- Data for this task:
┄┄┄┄┄┄┄┄┄┄┄┄┄┄┄┄┄┄┄┄

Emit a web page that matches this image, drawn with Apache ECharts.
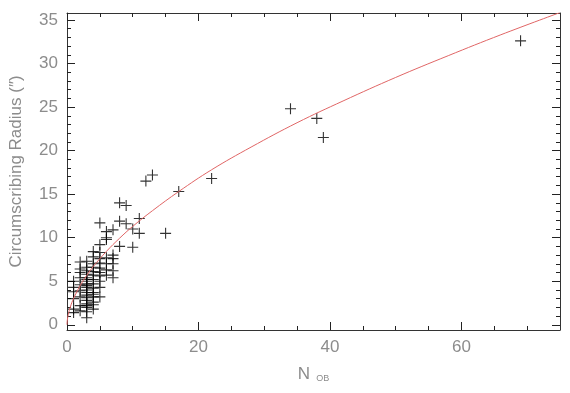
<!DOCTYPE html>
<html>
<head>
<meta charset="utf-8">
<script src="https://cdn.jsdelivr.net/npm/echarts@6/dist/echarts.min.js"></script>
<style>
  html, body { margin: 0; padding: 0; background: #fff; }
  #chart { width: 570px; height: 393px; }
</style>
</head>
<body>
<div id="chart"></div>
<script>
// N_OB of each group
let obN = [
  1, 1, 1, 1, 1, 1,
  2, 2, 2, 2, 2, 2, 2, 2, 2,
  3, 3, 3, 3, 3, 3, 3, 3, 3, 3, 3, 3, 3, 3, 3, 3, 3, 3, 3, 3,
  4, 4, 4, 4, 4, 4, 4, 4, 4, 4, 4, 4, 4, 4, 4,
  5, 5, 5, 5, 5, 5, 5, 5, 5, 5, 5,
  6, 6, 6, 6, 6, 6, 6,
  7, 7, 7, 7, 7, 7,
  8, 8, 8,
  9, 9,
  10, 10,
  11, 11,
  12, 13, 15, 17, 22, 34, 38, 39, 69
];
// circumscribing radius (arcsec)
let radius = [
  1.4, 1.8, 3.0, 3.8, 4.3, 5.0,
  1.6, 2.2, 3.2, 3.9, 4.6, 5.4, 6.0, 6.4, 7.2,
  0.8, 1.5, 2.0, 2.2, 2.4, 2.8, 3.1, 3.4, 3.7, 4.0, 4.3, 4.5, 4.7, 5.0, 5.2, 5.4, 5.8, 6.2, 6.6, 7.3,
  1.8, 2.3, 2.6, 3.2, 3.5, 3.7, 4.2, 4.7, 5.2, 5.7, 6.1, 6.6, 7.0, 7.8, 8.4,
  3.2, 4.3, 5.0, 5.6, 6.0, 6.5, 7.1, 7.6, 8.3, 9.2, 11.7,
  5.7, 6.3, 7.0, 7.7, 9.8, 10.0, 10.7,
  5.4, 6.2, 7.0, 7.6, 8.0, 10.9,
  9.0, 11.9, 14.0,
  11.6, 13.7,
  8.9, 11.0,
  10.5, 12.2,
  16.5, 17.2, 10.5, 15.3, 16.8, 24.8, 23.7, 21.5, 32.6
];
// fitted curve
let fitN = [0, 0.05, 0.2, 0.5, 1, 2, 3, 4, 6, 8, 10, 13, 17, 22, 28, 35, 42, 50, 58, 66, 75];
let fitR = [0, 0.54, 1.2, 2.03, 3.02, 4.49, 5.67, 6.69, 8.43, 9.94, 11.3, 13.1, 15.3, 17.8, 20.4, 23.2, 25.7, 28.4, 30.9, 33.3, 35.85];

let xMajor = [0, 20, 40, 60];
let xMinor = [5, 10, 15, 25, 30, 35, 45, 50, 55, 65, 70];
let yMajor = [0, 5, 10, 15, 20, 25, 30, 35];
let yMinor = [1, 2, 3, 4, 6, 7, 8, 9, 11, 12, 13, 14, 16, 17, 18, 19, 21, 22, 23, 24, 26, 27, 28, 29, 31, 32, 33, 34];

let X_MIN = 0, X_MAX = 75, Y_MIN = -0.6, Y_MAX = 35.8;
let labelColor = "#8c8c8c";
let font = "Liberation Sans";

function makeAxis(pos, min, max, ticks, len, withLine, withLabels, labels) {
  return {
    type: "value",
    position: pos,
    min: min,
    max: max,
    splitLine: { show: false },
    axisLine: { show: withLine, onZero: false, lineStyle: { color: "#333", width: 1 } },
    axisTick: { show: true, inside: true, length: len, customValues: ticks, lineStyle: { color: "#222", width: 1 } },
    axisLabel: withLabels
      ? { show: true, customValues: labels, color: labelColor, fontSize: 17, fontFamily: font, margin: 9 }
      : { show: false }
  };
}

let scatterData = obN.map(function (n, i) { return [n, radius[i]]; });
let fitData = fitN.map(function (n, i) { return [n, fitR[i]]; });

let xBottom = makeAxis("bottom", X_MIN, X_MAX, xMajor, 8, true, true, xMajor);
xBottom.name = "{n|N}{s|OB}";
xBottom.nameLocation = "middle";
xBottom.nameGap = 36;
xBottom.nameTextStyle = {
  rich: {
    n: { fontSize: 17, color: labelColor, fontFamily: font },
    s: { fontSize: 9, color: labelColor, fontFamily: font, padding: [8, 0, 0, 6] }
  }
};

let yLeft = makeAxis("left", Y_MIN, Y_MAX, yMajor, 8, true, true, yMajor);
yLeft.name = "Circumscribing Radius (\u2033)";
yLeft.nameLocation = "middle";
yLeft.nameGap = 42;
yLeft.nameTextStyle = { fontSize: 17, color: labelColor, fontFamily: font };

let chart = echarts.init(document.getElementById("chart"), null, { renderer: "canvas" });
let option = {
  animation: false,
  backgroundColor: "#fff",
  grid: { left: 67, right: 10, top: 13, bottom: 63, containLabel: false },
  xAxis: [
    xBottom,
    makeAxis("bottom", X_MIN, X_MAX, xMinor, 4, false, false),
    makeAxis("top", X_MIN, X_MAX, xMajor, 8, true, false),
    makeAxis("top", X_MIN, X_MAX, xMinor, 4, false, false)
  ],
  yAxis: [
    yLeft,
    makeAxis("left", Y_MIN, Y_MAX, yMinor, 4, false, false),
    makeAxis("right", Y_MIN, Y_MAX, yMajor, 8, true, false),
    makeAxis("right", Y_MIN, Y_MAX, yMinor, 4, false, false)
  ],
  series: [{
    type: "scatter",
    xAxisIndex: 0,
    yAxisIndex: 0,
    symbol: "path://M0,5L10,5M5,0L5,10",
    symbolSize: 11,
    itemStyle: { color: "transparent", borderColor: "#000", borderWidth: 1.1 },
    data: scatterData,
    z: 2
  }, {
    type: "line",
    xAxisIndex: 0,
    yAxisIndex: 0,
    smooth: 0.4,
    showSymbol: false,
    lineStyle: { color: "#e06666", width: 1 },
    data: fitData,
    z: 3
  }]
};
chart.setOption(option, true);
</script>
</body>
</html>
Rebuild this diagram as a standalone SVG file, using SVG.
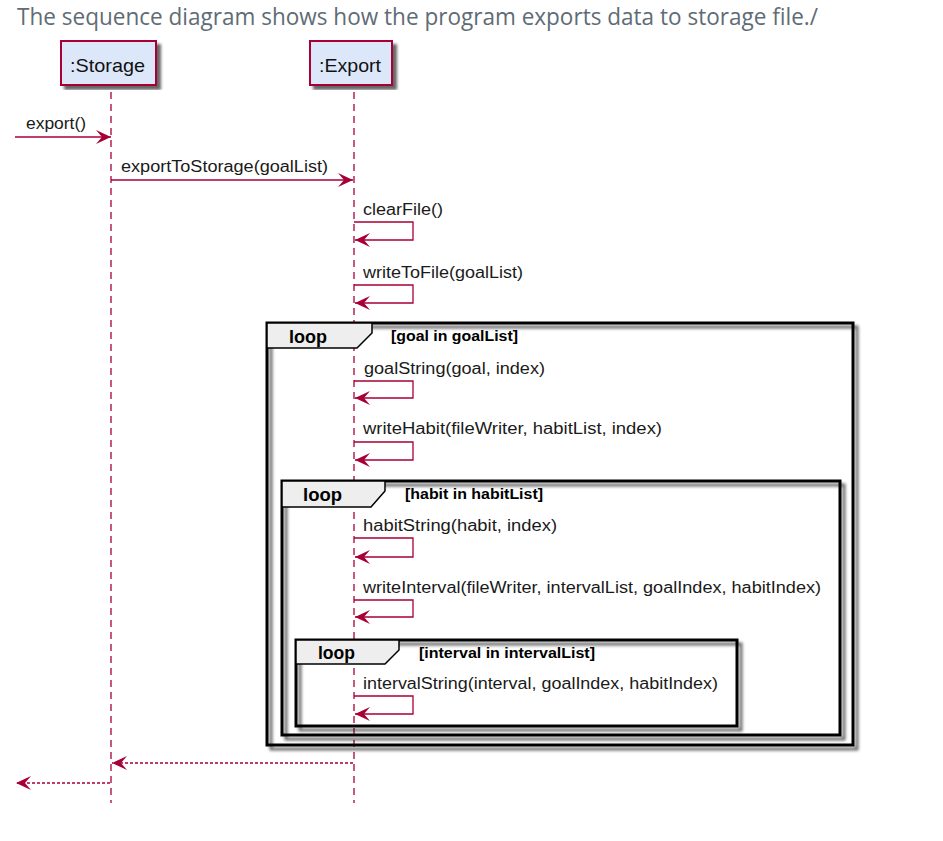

┄┄┄┄┄┄┄┄┄┄┄┄┄┄┄┄┄┄┄┄

- To do: Please transcribe the material above exactly as written. Leave the pictures out.

- Final result:
Emit a web page that matches this image, drawn with Apache ECharts.
<!DOCTYPE html>
<html>
<head>
<meta charset="utf-8">
<script src="https://cdn.jsdelivr.net/npm/echarts@6/dist/echarts.min.js"></script>
<style>
  html, body { margin: 0; padding: 0; background: #fff; }
  #chart { width: 570px; height: 393px; }
</style>
</head>
<body>
<div id="chart"></div>
<script>
// N_OB of each group
let obN = [
  1, 1, 1, 1, 1, 1,
  2, 2, 2, 2, 2, 2, 2, 2, 2,
  3, 3, 3, 3, 3, 3, 3, 3, 3, 3, 3, 3, 3, 3, 3, 3, 3, 3, 3, 3,
  4, 4, 4, 4, 4, 4, 4, 4, 4, 4, 4, 4, 4, 4, 4,
  5, 5, 5, 5, 5, 5, 5, 5, 5, 5, 5,
  6, 6, 6, 6, 6, 6, 6,
  7, 7, 7, 7, 7, 7,
  8, 8, 8,
  9, 9,
  10, 10,
  11, 11,
  12, 13, 15, 17, 22, 34, 38, 39, 69
];
// circumscribing radius (arcsec)
let radius = [
  1.4, 1.8, 3.0, 3.8, 4.3, 5.0,
  1.6, 2.2, 3.2, 3.9, 4.6, 5.4, 6.0, 6.4, 7.2,
  0.8, 1.5, 2.0, 2.2, 2.4, 2.8, 3.1, 3.4, 3.7, 4.0, 4.3, 4.5, 4.7, 5.0, 5.2, 5.4, 5.8, 6.2, 6.6, 7.3,
  1.8, 2.3, 2.6, 3.2, 3.5, 3.7, 4.2, 4.7, 5.2, 5.7, 6.1, 6.6, 7.0, 7.8, 8.4,
  3.2, 4.3, 5.0, 5.6, 6.0, 6.5, 7.1, 7.6, 8.3, 9.2, 11.7,
  5.7, 6.3, 7.0, 7.7, 9.8, 10.0, 10.7,
  5.4, 6.2, 7.0, 7.6, 8.0, 10.9,
  9.0, 11.9, 14.0,
  11.6, 13.7,
  8.9, 11.0,
  10.5, 12.2,
  16.5, 17.2, 10.5, 15.3, 16.8, 24.8, 23.7, 21.5, 32.6
];
// fitted curve
let fitN = [0, 0.05, 0.2, 0.5, 1, 2, 3, 4, 6, 8, 10, 13, 17, 22, 28, 35, 42, 50, 58, 66, 75];
let fitR = [0, 0.54, 1.2, 2.03, 3.02, 4.49, 5.67, 6.69, 8.43, 9.94, 11.3, 13.1, 15.3, 17.8, 20.4, 23.2, 25.7, 28.4, 30.9, 33.3, 35.85];

let xMajor = [0, 20, 40, 60];
let xMinor = [5, 10, 15, 25, 30, 35, 45, 50, 55, 65, 70];
let yMajor = [0, 5, 10, 15, 20, 25, 30, 35];
let yMinor = [1, 2, 3, 4, 6, 7, 8, 9, 11, 12, 13, 14, 16, 17, 18, 19, 21, 22, 23, 24, 26, 27, 28, 29, 31, 32, 33, 34];

let X_MIN = 0, X_MAX = 75, Y_MIN = -0.6, Y_MAX = 35.8;
let labelColor = "#8c8c8c";
let font = "Liberation Sans";

function makeAxis(pos, min, max, ticks, len, withLine, withLabels, labels) {
  return {
    type: "value",
    position: pos,
    min: min,
    max: max,
    splitLine: { show: false },
    axisLine: { show: withLine, onZero: false, lineStyle: { color: "#333", width: 1 } },
    axisTick: { show: true, inside: true, length: len, customValues: ticks, lineStyle: { color: "#222", width: 1 } },
    axisLabel: withLabels
      ? { show: true, customValues: labels, color: labelColor, fontSize: 17, fontFamily: font, margin: 9 }
      : { show: false }
  };
}

let scatterData = obN.map(function (n, i) { return [n, radius[i]]; });
let fitData = fitN.map(function (n, i) { return [n, fitR[i]]; });

let xBottom = makeAxis("bottom", X_MIN, X_MAX, xMajor, 8, true, true, xMajor);
xBottom.name = "{n|N}{s|OB}";
xBottom.nameLocation = "middle";
xBottom.nameGap = 36;
xBottom.nameTextStyle = {
  rich: {
    n: { fontSize: 17, color: labelColor, fontFamily: font },
    s: { fontSize: 9, color: labelColor, fontFamily: font, padding: [8, 0, 0, 6] }
  }
};

let yLeft = makeAxis("left", Y_MIN, Y_MAX, yMajor, 8, true, true, yMajor);
yLeft.name = "Circumscribing Radius (\u2033)";
yLeft.nameLocation = "middle";
yLeft.nameGap = 42;
yLeft.nameTextStyle = { fontSize: 17, color: labelColor, fontFamily: font };

let chart = echarts.init(document.getElementById("chart"), null, { renderer: "canvas" });
let option = {
  animation: false,
  backgroundColor: "#fff",
  grid: { left: 67, right: 10, top: 13, bottom: 63, containLabel: false },
  xAxis: [
    xBottom,
    makeAxis("bottom", X_MIN, X_MAX, xMinor, 4, false, false),
    makeAxis("top", X_MIN, X_MAX, xMajor, 8, true, false),
    makeAxis("top", X_MIN, X_MAX, xMinor, 4, false, false)
  ],
  yAxis: [
    yLeft,
    makeAxis("left", Y_MIN, Y_MAX, yMinor, 4, false, false),
    makeAxis("right", Y_MIN, Y_MAX, yMajor, 8, true, false),
    makeAxis("right", Y_MIN, Y_MAX, yMinor, 4, false, false)
  ],
  series: [{
    type: "scatter",
    xAxisIndex: 0,
    yAxisIndex: 0,
    symbol: "path://M0,5L10,5M5,0L5,10",
    symbolSize: 11,
    itemStyle: { color: "transparent", borderColor: "#000", borderWidth: 1.1 },
    data: scatterData,
    z: 2
  }, {
    type: "line",
    xAxisIndex: 0,
    yAxisIndex: 0,
    smooth: 0.4,
    showSymbol: false,
    lineStyle: { color: "#e06666", width: 1 },
    data: fitData,
    z: 3
  }]
};
chart.setOption(option, true);
</script>
</body>
</html>
Rebuild this diagram as a standalone SVG file, using SVG.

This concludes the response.